Valuations also may rise between rounds depending on such factors as increased numbers of customers or new products and services.
Friends, Relatives, and Angels
Here, you may be able to get good terms, but be wary of unrealistic expectations. Friends, relatives, and angel investors may be unsophisticated and have unbalanced portfolios and that can lead to friction and intrusiveness during the volatile ups and downs that most start-ups experience.
This financing also tends to be a one-time deal, so there may be little chance of getting them to boost their investments later.
Banks and federal and provincial agencies offer loans for new businesses and you should investigate any that seem suitable for your venture. In addition, you can sometimes find other companies that may finance the development of a product in exchange for either taking an interest in it or acquiring it at some point. Former employers or industry peers can be tapped in this way.
The rest of the story: Finding the initial capital is just part of the process. You will also want to determine the best means of acquiring the money by choosing between stock offerings, loans, mezzanine financing, and the like.
Moreover, timing counts. The current economic climate always has a significant effect on how you raise money, how much you get, and how fast you grow.
Seek professional advice from the outset and continue consultations during the process to help ensure you get the best deal with the best terms. For example, proper guidance can help minimize your tax bill and bring you through a successful initial public offering when the time is right.
Finding and signing the right deal takes good planning. The success of your ventures and continued control over the business is at stake.
Ten Myths About Starting A Business
- “I’m broke, so it’s a good time to start a business.” New ventures drain bank accounts fast, so plan on having at least two year’s worth of income in addition to start-up costs, which vary depending on the business.

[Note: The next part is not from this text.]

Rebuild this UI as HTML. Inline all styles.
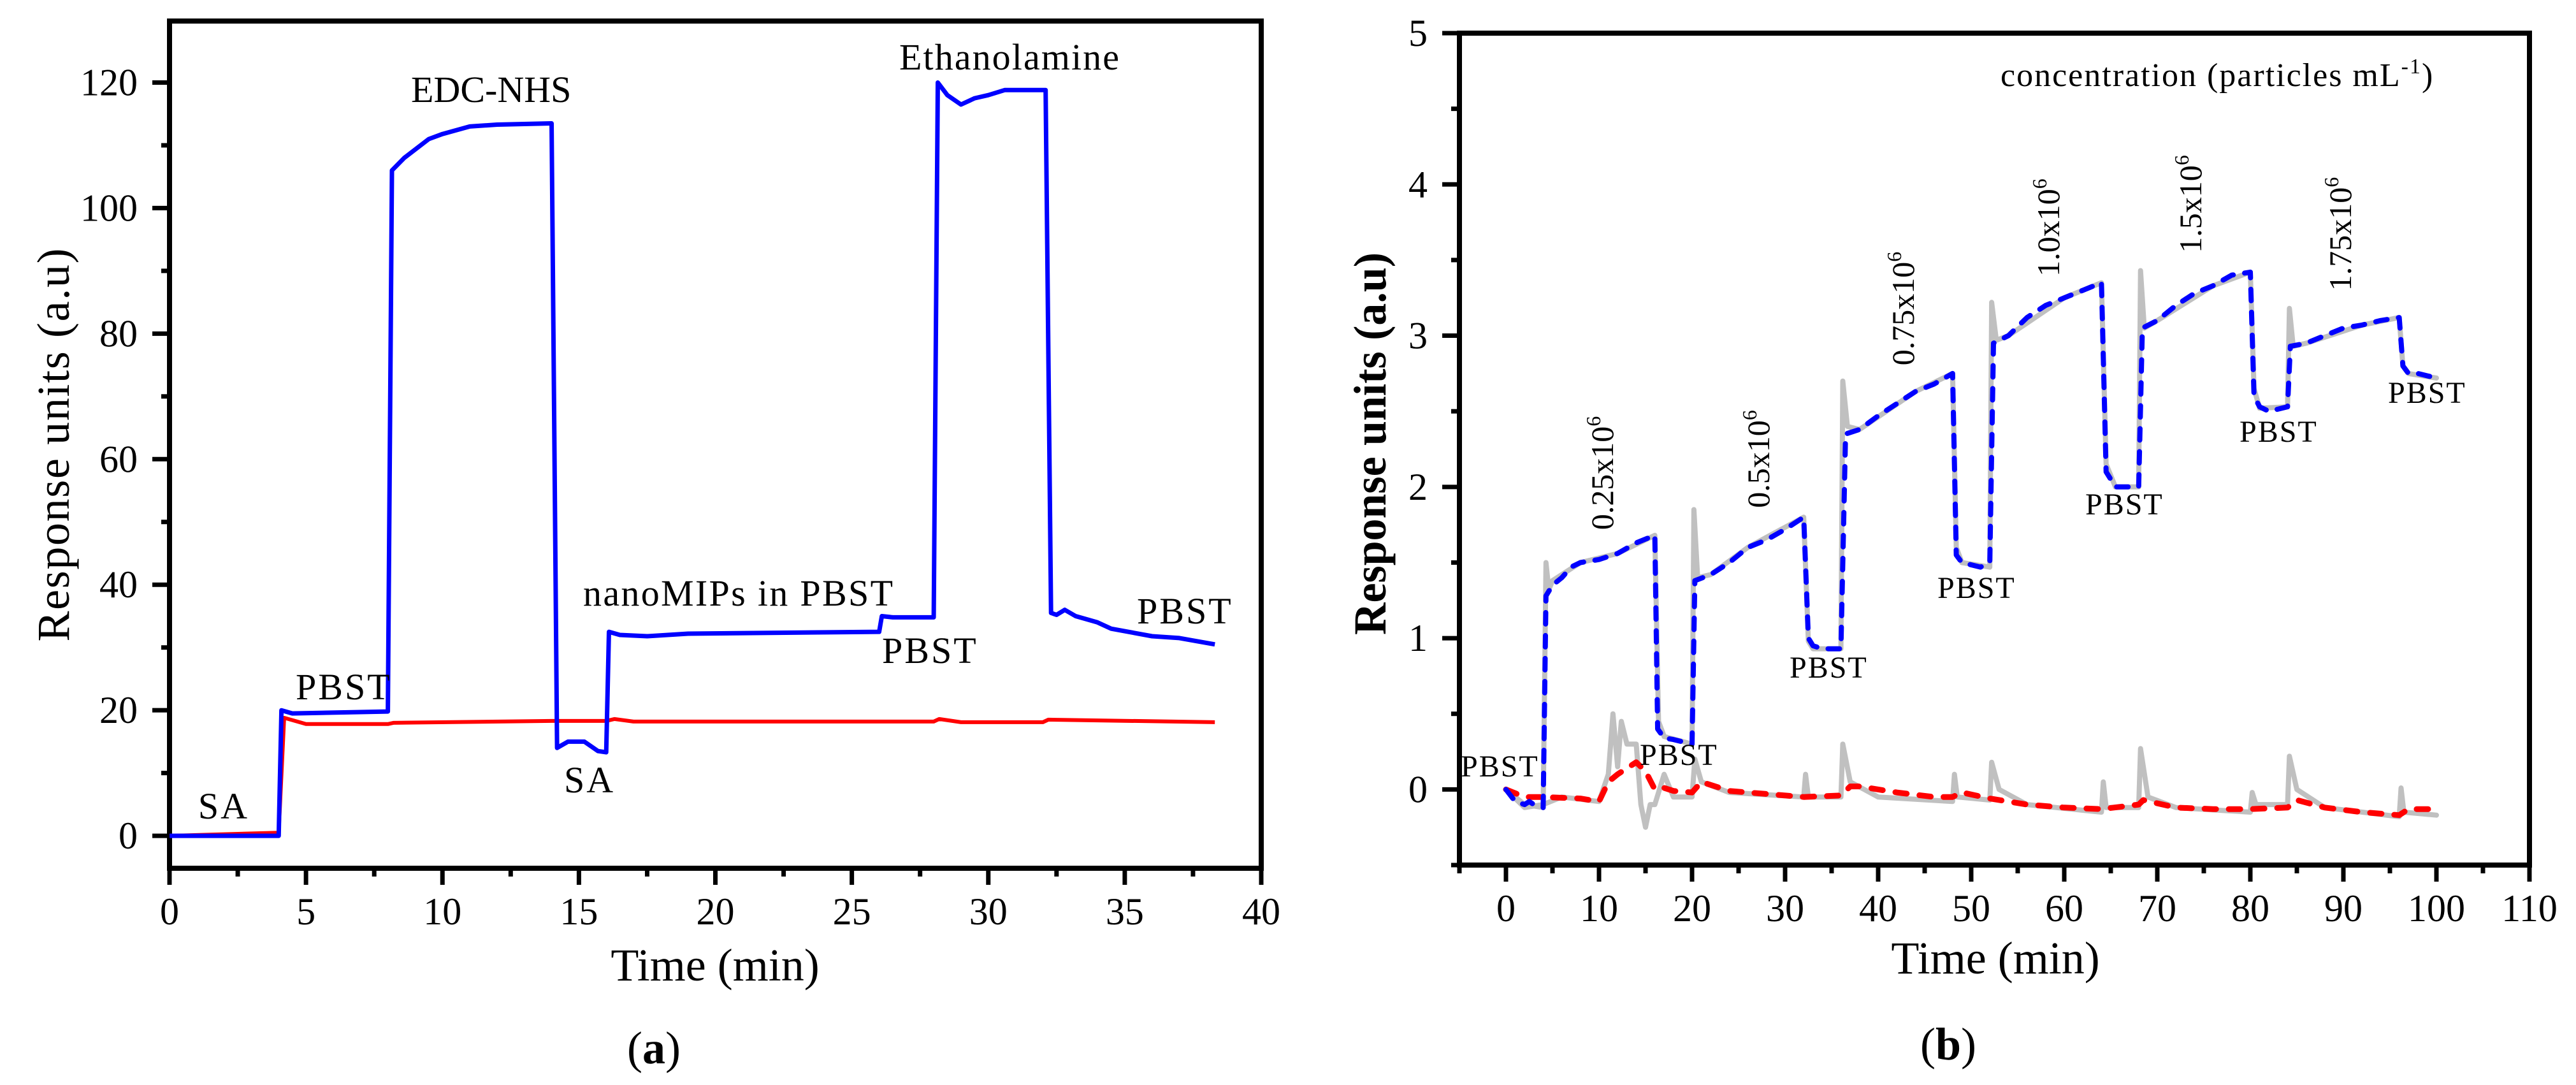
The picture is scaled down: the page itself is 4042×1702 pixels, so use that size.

Then, you can devote all your time and energy without having to hold down a job at the same time.
- “I need a little more practice before I launch my business.” Many people start new businesses based on their experience, but it’s easy to keep putting it off because you need “more practice.” At some point, you have to take the leap from “practicing” to “owning a business.”
- “I hate being told what to do, so I’ll start my own business.” Like it or not, business owners have lots of bosses — called customers.
- “I’m not renting an office so I don’t need much seed money.” Make no mistake about it: Even if you’re home based, you need lots of money for supplies, desks, phone service, memberships, license fees, accountants, lawyers, business cards, web designers, consultants, and more.
- “I don’t need a business plan.” Every business needs a plan, but don’t worry about creating the “perfect” one. Life changes and plenty of things steer you off track. Create a flexible plan and review it in six months.
- “I don’t need a marketing plan.” Get one right away. You might have the best product or service in the world, but it won’t sell unless people know about it.
- “My website will bring in lots of business.” Cyber-marketing is effective only if your ideal clients are found on the web and you do internet marketing. It’s not automatic.
- “I can do it all.” Nonsense. Nobody knows everything. Take classes, network, develop a support base and hire professionals. New businesses take lots of time and energy. If you try to do it all, you’ll burn out. Take care of yourself, keep your energy level up and try not to spend every waking moment thinking about your venture.
- “My family and friends are all the support I need.” Sure, they’re supportive, but they may offer only warm and fuzzy feedback. Call on objective parties to give you the absolute truth about what you’re doing right and wrong.
- “Starting a business will be a breeze.” New ventures are almost always harder than the founders anticipate and most business owners go through an “I can’t do this anymore” stage. The successful ones get beyond it. Try to ride out the discouraging times and lean on your support network to get you through.